Parmi les lords temporels, les uns (et c’est le plus grand nombre) tiennent leur dignité de la naissance, les autres ont été nommés par le gouvernement. Il faut d’ailleurs bien distinguer entre les pairs anglais, créés généralement à perpétuité, les pairs irlandais, élus pour la vie, et les pairs écossais, choisis pour chaque parlement, don, la durée légale est, comme on sait, de sept années. Tous les titres de l’ancienne noblesse se trouvent représentés à la chambre haute, où l’on comptait en 1867 : 1 prince du sang (le prince de Galles), 2 ducs appartenant à la famille royale, 20 autres ducs, 19 marquis, 110 comtes, 22 vicomtes et 209 barons. Le nombre des pairs n’est limité par aucune loi du royaume[1]. Tous les souverains qui se sont succédé sur le trône d’Angleterre ont conféré cette dignité à quelques-uns de leurs sujets, soit pour récompenser des services publics, soit pour équilibrer dans l’état la situation des pouvoirs.

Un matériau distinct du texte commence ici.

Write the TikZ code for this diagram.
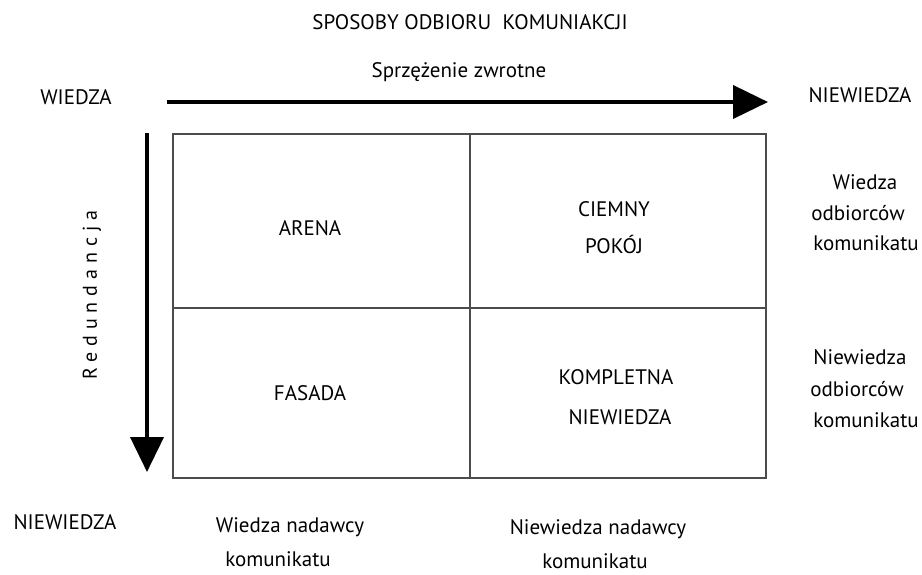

Toutes les fois, par exemple, qu’une mesure jugée nécessaire rencontre de la part de la chambre des lords une résistance indomptable, le gouvernement n’a guère d’autre alternative que de renouveler, comme on dit, le sang de la pairie[2]. Souvent même

  1. Il est aujourd’hui de 459 membres, dont le dernier créé est le baron Napier de Magdala.
  2. Lors du premier reform bill, Guillaume IV, effrayé de l’énergie des démonstrations populaires, consentit a déplacer la majorité de la chambre en créant de nouveaux pairs favorables à cette mesure.